#### Material provided

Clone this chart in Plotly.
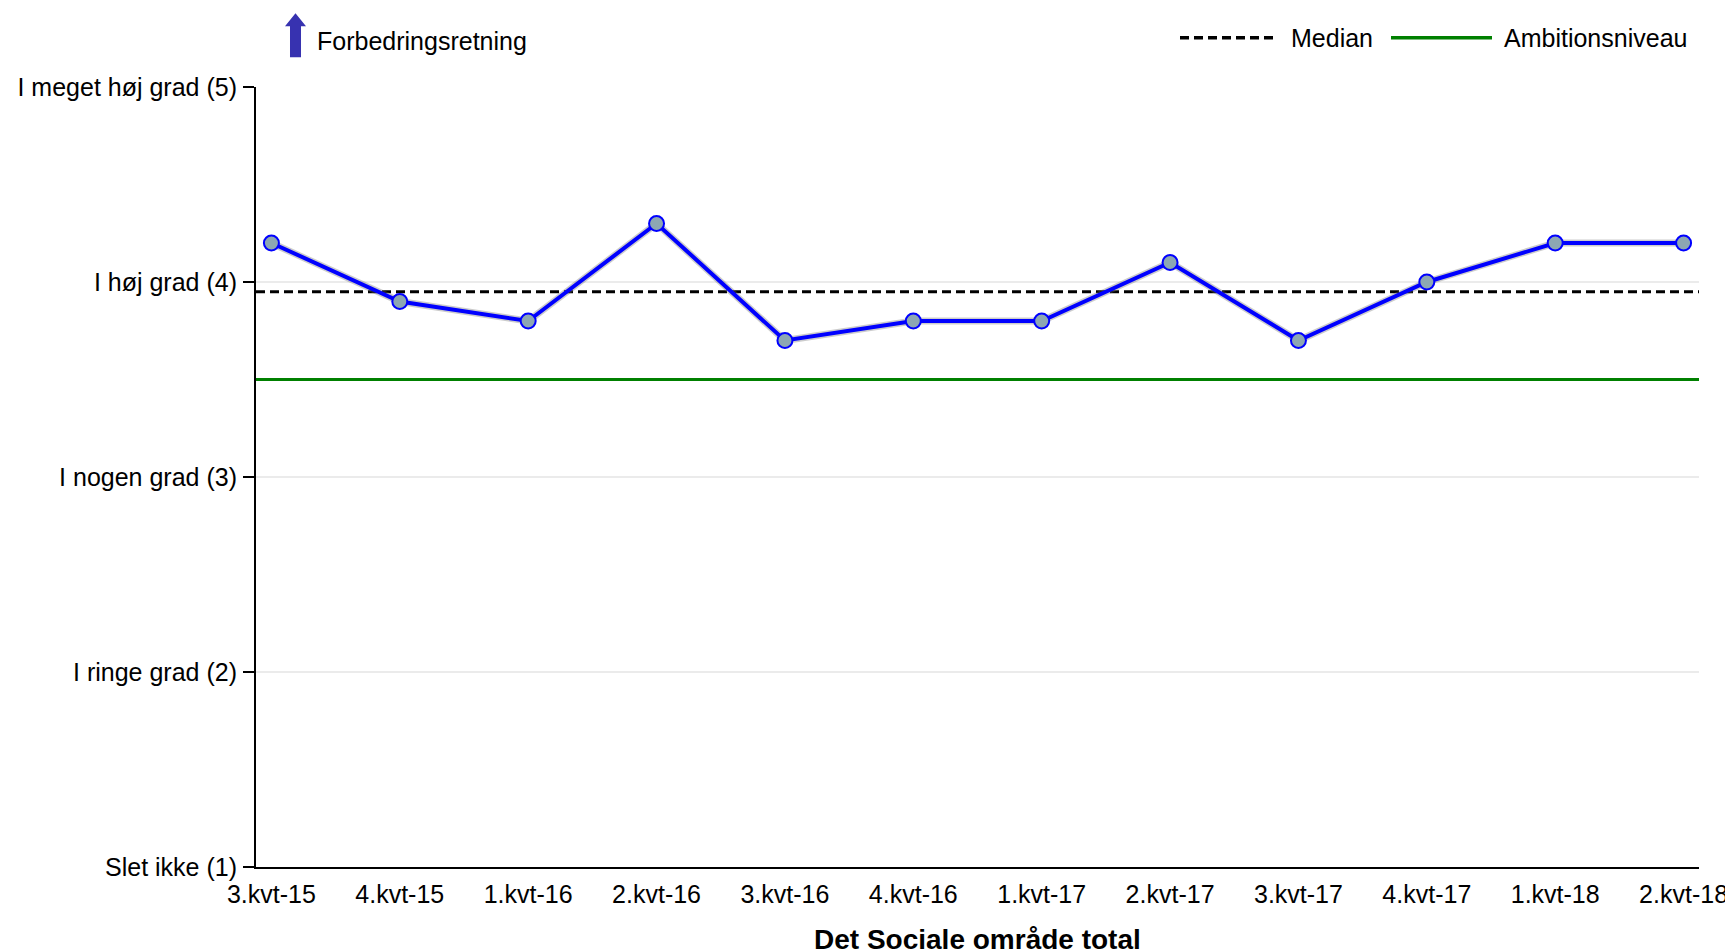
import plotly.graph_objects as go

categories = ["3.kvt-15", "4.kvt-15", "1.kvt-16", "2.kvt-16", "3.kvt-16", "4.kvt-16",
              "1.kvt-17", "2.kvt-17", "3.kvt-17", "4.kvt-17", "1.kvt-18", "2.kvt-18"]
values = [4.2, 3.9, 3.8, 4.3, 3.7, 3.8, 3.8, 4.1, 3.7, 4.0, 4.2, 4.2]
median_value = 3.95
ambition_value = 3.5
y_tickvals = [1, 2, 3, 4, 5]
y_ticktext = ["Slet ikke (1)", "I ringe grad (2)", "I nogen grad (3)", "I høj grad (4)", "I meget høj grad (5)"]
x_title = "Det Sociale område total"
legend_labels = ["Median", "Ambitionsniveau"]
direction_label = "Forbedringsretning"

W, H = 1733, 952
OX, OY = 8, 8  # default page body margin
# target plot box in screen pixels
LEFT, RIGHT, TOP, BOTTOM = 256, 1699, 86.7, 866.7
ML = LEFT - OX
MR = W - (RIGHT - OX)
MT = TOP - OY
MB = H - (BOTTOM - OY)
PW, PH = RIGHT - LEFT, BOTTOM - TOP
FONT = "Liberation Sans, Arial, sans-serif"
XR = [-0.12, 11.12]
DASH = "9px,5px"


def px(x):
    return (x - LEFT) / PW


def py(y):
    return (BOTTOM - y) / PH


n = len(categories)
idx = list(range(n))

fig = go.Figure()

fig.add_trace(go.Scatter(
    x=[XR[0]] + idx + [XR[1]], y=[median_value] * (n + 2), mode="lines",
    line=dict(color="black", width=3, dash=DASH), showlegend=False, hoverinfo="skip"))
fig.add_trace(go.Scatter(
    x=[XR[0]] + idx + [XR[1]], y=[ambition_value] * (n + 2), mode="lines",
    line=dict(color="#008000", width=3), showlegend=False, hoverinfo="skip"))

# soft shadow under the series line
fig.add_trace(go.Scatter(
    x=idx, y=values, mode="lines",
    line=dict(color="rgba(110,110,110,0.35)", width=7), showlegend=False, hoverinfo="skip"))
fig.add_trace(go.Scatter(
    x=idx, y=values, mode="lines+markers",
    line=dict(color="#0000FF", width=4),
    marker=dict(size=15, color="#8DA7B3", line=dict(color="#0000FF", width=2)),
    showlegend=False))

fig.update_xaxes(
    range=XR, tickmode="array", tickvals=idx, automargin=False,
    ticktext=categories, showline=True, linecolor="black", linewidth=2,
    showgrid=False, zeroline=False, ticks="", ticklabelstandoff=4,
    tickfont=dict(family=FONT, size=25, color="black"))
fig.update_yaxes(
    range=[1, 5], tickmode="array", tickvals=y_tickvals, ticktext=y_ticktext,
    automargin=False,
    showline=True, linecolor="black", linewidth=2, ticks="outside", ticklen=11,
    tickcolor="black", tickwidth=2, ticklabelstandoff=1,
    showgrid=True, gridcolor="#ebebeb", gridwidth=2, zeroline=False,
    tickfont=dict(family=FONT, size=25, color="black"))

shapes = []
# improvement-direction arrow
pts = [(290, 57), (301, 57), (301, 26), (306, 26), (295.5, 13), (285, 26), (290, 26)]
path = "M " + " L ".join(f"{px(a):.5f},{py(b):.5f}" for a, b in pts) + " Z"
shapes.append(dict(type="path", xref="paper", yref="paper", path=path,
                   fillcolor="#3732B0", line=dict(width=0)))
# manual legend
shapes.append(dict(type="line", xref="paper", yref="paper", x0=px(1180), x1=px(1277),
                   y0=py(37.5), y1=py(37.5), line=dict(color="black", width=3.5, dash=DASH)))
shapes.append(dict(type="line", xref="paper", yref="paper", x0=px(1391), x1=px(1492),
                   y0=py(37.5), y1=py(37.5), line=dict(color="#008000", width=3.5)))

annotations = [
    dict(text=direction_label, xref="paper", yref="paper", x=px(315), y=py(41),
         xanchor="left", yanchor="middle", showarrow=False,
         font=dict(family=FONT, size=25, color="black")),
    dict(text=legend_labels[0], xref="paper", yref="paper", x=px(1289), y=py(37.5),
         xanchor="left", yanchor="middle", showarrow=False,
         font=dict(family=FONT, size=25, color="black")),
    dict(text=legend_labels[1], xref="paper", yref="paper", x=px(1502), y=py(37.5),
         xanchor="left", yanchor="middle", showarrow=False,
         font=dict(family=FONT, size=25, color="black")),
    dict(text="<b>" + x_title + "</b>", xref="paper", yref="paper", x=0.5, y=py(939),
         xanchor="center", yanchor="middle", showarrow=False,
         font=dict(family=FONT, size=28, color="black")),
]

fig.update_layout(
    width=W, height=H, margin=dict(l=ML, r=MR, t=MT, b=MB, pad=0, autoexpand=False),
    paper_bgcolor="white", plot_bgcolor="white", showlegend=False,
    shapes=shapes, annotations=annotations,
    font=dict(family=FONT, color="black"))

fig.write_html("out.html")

########

*Exercise*:
Return each line of the data, keeping its wording exact and omitting pictures.

*Exercise solution*:
Clone this chart in Plotly.
import plotly.graph_objects as go

categories = ["3.kvt-15", "4.kvt-15", "1.kvt-16", "2.kvt-16", "3.kvt-16", "4.kvt-16",
              "1.kvt-17", "2.kvt-17", "3.kvt-17", "4.kvt-17", "1.kvt-18", "2.kvt-18"]
values = [4.2, 3.9, 3.8, 4.3, 3.7, 3.8, 3.8, 4.1, 3.7, 4.0, 4.2, 4.2]
median_value = 3.95
ambition_value = 3.5
y_tickvals = [1, 2, 3, 4, 5]
y_ticktext = ["Slet ikke (1)", "I ringe grad (2)", "I nogen grad (3)", "I høj grad (4)", "I meget høj grad (5)"]
x_title = "Det Sociale område total"
legend_labels = ["Median", "Ambitionsniveau"]
direction_label = "Forbedringsretning"

W, H = 1733, 952
OX, OY = 8, 8  # default page body margin
# target plot box in screen pixels
LEFT, RIGHT, TOP, BOTTOM = 256, 1699, 86.7, 866.7
ML = LEFT - OX
MR = W - (RIGHT - OX)
MT = TOP - OY
MB = H - (BOTTOM - OY)
PW, PH = RIGHT - LEFT, BOTTOM - TOP
FONT = "Liberation Sans, Arial, sans-serif"
XR = [-0.12, 11.12]
DASH = "9px,5px"


def px(x):
    return (x - LEFT) / PW


def py(y):
    return (BOTTOM - y) / PH


n = len(categories)
idx = list(range(n))

fig = go.Figure()

fig.add_trace(go.Scatter(
    x=[XR[0]] + idx + [XR[1]], y=[median_value] * (n + 2), mode="lines",
    line=dict(color="black", width=3, dash=DASH), showlegend=False, hoverinfo="skip"))
fig.add_trace(go.Scatter(
    x=[XR[0]] + idx + [XR[1]], y=[ambition_value] * (n + 2), mode="lines",
    line=dict(color="#008000", width=3), showlegend=False, hoverinfo="skip"))

# soft shadow under the series line
fig.add_trace(go.Scatter(
    x=idx, y=values, mode="lines",
    line=dict(color="rgba(110,110,110,0.35)", width=7), showlegend=False, hoverinfo="skip"))
fig.add_trace(go.Scatter(
    x=idx, y=values, mode="lines+markers",
    line=dict(color="#0000FF", width=4),
    marker=dict(size=15, color="#8DA7B3", line=dict(color="#0000FF", width=2)),
    showlegend=False))

fig.update_xaxes(
    range=XR, tickmode="array", tickvals=idx, automargin=False,
    ticktext=categories, showline=True, linecolor="black", linewidth=2,
    showgrid=False, zeroline=False, ticks="", ticklabelstandoff=4,
    tickfont=dict(family=FONT, size=25, color="black"))
fig.update_yaxes(
    range=[1, 5], tickmode="array", tickvals=y_tickvals, ticktext=y_ticktext,
    automargin=False,
    showline=True, linecolor="black", linewidth=2, ticks="outside", ticklen=11,
    tickcolor="black", tickwidth=2, ticklabelstandoff=1,
    showgrid=True, gridcolor="#ebebeb", gridwidth=2, zeroline=False,
    tickfont=dict(family=FONT, size=25, color="black"))

shapes = []
# improvement-direction arrow
pts = [(290, 57), (301, 57), (301, 26), (306, 26), (295.5, 13), (285, 26), (290, 26)]
path = "M " + " L ".join(f"{px(a):.5f},{py(b):.5f}" for a, b in pts) + " Z"
shapes.append(dict(type="path", xref="paper", yref="paper", path=path,
                   fillcolor="#3732B0", line=dict(width=0)))
# manual legend
shapes.append(dict(type="line", xref="paper", yref="paper", x0=px(1180), x1=px(1277),
                   y0=py(37.5), y1=py(37.5), line=dict(color="black", width=3.5, dash=DASH)))
shapes.append(dict(type="line", xref="paper", yref="paper", x0=px(1391), x1=px(1492),
                   y0=py(37.5), y1=py(37.5), line=dict(color="#008000", width=3.5)))

annotations = [
    dict(text=direction_label, xref="paper", yref="paper", x=px(315), y=py(41),
         xanchor="left", yanchor="middle", showarrow=False,
         font=dict(family=FONT, size=25, color="black")),
    dict(text=legend_labels[0], xref="paper", yref="paper", x=px(1289), y=py(37.5),
         xanchor="left", yanchor="middle", showarrow=False,
         font=dict(family=FONT, size=25, color="black")),
    dict(text=legend_labels[1], xref="paper", yref="paper", x=px(1502), y=py(37.5),
         xanchor="left", yanchor="middle", showarrow=False,
         font=dict(family=FONT, size=25, color="black")),
    dict(text="<b>" + x_title + "</b>", xref="paper", yref="paper", x=0.5, y=py(939),
         xanchor="center", yanchor="middle", showarrow=False,
         font=dict(family=FONT, size=28, color="black")),
]

fig.update_layout(
    width=W, height=H, margin=dict(l=ML, r=MR, t=MT, b=MB, pad=0, autoexpand=False),
    paper_bgcolor="white", plot_bgcolor="white", showlegend=False,
    shapes=shapes, annotations=annotations,
    font=dict(family=FONT, color="black"))

fig.write_html("out.html")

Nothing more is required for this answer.